:: Exercise brief ::
Exactly repeat the material, dropping every picture from the copy.
Start
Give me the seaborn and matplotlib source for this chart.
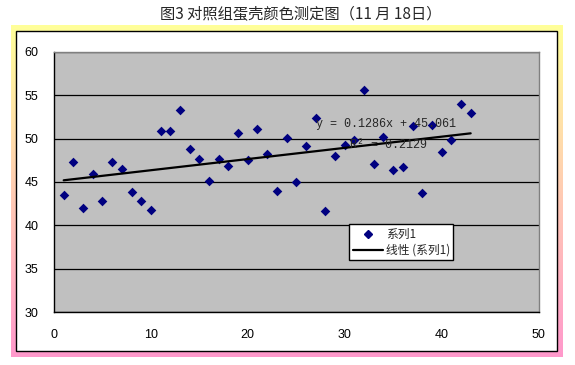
import numpy as np
import pandas as pd
import matplotlib
matplotlib.use("Agg")
import matplotlib.pyplot as plt
from matplotlib.patches import Rectangle
from matplotlib.lines import Line2D
import seaborn as sns

# data
egg_no = list(range(1, 44))
shell_color = [43.5, 47.3, 42.0, 45.9, 42.8, 47.3, 46.5, 43.9, 42.8, 41.8,
               50.9, 50.9, 53.3, 48.8, 47.7, 45.1, 47.7, 46.8, 50.6, 47.5,
               51.1, 48.2, 44.0, 50.1, 45.0, 49.1, 52.4, 41.7, 48.0, 49.3,
               49.8, 55.6, 47.1, 50.2, 46.4, 46.7, 51.4, 43.7, 51.6, 48.4,
               49.8, 54.0, 53.0]
x_ticks = [0, 10, 20, 30, 40, 50]
y_ticks = [30, 35, 40, 45, 50, 55, 60]
title = "图3 对照组蛋壳颜色测定图（11 月 18日）"
eq_text = "y = 0.1286x + 45.061"
r2_text = "R² = 0.2129"

df = pd.DataFrame({"x": egg_no, "y": shell_color})

sns.set_theme(style="white")
plt.rcParams["font.family"] = ["Liberation Sans", "Noto Sans CJK SC", "DejaVu Sans"]

W, H = 575, 365
fig = plt.figure(figsize=(W / 100, H / 100), dpi=100)

# background frame: gradient border + white inner box
bg = fig.add_axes([0, 0, 1, 1], zorder=-5)
bg.axis("off")
top_c = np.array([1.0, 1.0, 0.6])
bot_c = np.array([1.0, 0.6, 0.8])
t = np.linspace(0, 1, 200)[:, None]
grad = (top_c[None, :] * (1 - t) + bot_c[None, :] * t)[:, None, :]
bg.imshow(grad, extent=(11, 563, 357, 25), aspect="auto", interpolation="bilinear")
bg.add_patch(Rectangle((16, 31), 541, 320, facecolor="white", edgecolor="black", lw=1))
bg.set_xlim(0, W)
bg.set_ylim(H, 0)

fig.text(0.523, 0.962, title, ha="center", va="center", fontsize=11,
         family=["Noto Sans CJK SC", "DejaVu Sans"])

ax = fig.add_axes([54 / W, 1 - 312.3 / H, 484.5 / W, 260.6 / H])
ax.set_facecolor("#C0C0C0")

sns.scatterplot(data=df, x="x", y="y", ax=ax, marker="D", s=24, color="#000080",
                edgecolor="#000080", linewidth=0, zorder=3)
sns.regplot(data=df, x="x", y="y", ax=ax, scatter=False, ci=None,
            line_kws={"color": "black", "lw": 1.6, "zorder": 4})

ax.set_xlim(0, 50)
ax.set_ylim(30, 60)
ax.set_xticks(x_ticks)
ax.set_yticks(y_ticks)
ax.set_xlabel("")
ax.set_ylabel("")
ax.grid(axis="y", color="black", lw=0.9)
ax.grid(axis="x", visible=False)
ax.set_axisbelow(True)
for side in ["top", "right"]:
    ax.spines[side].set_color("#808080")
for side in ["left", "bottom"]:
    ax.spines[side].set_color("black")
for sp in ax.spines.values():
    sp.set_linewidth(1)
ax.tick_params(axis="both", which="major", direction="out", length=3, width=1,
               color="black", labelsize=9, labelcolor="black")
ax.tick_params(axis="y", pad=8)
ax.tick_params(axis="x", pad=9)

ax.text(27.0, 51.7, eq_text, fontsize=8.5, family="Liberation Mono", va="center", zorder=5)
ax.text(30.5, 49.3, r2_text, fontsize=8.5, family="Liberation Mono", va="center", zorder=5)

handles = [Line2D([], [], marker="D", ls="none", color="#000080", markersize=4),
           Line2D([], [], color="black", lw=1.6)]
leg = ax.legend(handles, ["系列1", "线性 (系列1)"], loc="upper left",
                bbox_to_anchor=(0.609, 0.338), borderaxespad=0, fancybox=False,
                framealpha=1, edgecolor="black", handlelength=2.6,
                handletextpad=0.2, borderpad=0.3, labelspacing=0.25,
                prop={"family": ["Noto Sans CJK SC", "DejaVu Sans"], "size": 8.5})
leg.get_frame().set_linewidth(1)
leg.set_zorder(10)

fig.savefig("out.png", dpi=100)
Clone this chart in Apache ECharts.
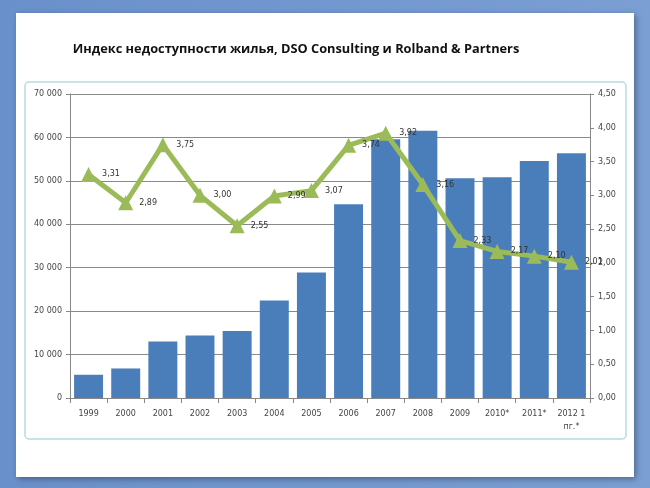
End
:: Exercise result ::
Give me the seaborn and matplotlib source for this chart.
import numpy as np
import pandas as pd
import matplotlib
matplotlib.use("Agg")
import matplotlib.pyplot as plt
from matplotlib.patches import Rectangle
from matplotlib.lines import Line2D
import seaborn as sns

# data
egg_no = list(range(1, 44))
shell_color = [43.5, 47.3, 42.0, 45.9, 42.8, 47.3, 46.5, 43.9, 42.8, 41.8,
               50.9, 50.9, 53.3, 48.8, 47.7, 45.1, 47.7, 46.8, 50.6, 47.5,
               51.1, 48.2, 44.0, 50.1, 45.0, 49.1, 52.4, 41.7, 48.0, 49.3,
               49.8, 55.6, 47.1, 50.2, 46.4, 46.7, 51.4, 43.7, 51.6, 48.4,
               49.8, 54.0, 53.0]
x_ticks = [0, 10, 20, 30, 40, 50]
y_ticks = [30, 35, 40, 45, 50, 55, 60]
title = "图3 对照组蛋壳颜色测定图（11 月 18日）"
eq_text = "y = 0.1286x + 45.061"
r2_text = "R² = 0.2129"

df = pd.DataFrame({"x": egg_no, "y": shell_color})

sns.set_theme(style="white")
plt.rcParams["font.family"] = ["Liberation Sans", "Noto Sans CJK SC", "DejaVu Sans"]

W, H = 575, 365
fig = plt.figure(figsize=(W / 100, H / 100), dpi=100)

# background frame: gradient border + white inner box
bg = fig.add_axes([0, 0, 1, 1], zorder=-5)
bg.axis("off")
top_c = np.array([1.0, 1.0, 0.6])
bot_c = np.array([1.0, 0.6, 0.8])
t = np.linspace(0, 1, 200)[:, None]
grad = (top_c[None, :] * (1 - t) + bot_c[None, :] * t)[:, None, :]
bg.imshow(grad, extent=(11, 563, 357, 25), aspect="auto", interpolation="bilinear")
bg.add_patch(Rectangle((16, 31), 541, 320, facecolor="white", edgecolor="black", lw=1))
bg.set_xlim(0, W)
bg.set_ylim(H, 0)

fig.text(0.523, 0.962, title, ha="center", va="center", fontsize=11,
         family=["Noto Sans CJK SC", "DejaVu Sans"])

ax = fig.add_axes([54 / W, 1 - 312.3 / H, 484.5 / W, 260.6 / H])
ax.set_facecolor("#C0C0C0")

sns.scatterplot(data=df, x="x", y="y", ax=ax, marker="D", s=24, color="#000080",
                edgecolor="#000080", linewidth=0, zorder=3)
sns.regplot(data=df, x="x", y="y", ax=ax, scatter=False, ci=None,
            line_kws={"color": "black", "lw": 1.6, "zorder": 4})

ax.set_xlim(0, 50)
ax.set_ylim(30, 60)
ax.set_xticks(x_ticks)
ax.set_yticks(y_ticks)
ax.set_xlabel("")
ax.set_ylabel("")
ax.grid(axis="y", color="black", lw=0.9)
ax.grid(axis="x", visible=False)
ax.set_axisbelow(True)
for side in ["top", "right"]:
    ax.spines[side].set_color("#808080")
for side in ["left", "bottom"]:
    ax.spines[side].set_color("black")
for sp in ax.spines.values():
    sp.set_linewidth(1)
ax.tick_params(axis="both", which="major", direction="out", length=3, width=1,
               color="black", labelsize=9, labelcolor="black")
ax.tick_params(axis="y", pad=8)
ax.tick_params(axis="x", pad=9)

ax.text(27.0, 51.7, eq_text, fontsize=8.5, family="Liberation Mono", va="center", zorder=5)
ax.text(30.5, 49.3, r2_text, fontsize=8.5, family="Liberation Mono", va="center", zorder=5)

handles = [Line2D([], [], marker="D", ls="none", color="#000080", markersize=4),
           Line2D([], [], color="black", lw=1.6)]
leg = ax.legend(handles, ["系列1", "线性 (系列1)"], loc="upper left",
                bbox_to_anchor=(0.609, 0.338), borderaxespad=0, fancybox=False,
                framealpha=1, edgecolor="black", handlelength=2.6,
                handletextpad=0.2, borderpad=0.3, labelspacing=0.25,
                prop={"family": ["Noto Sans CJK SC", "DejaVu Sans"], "size": 8.5})
leg.get_frame().set_linewidth(1)
leg.set_zorder(10)

fig.savefig("out.png", dpi=100)
Clone this chart in Apache ECharts.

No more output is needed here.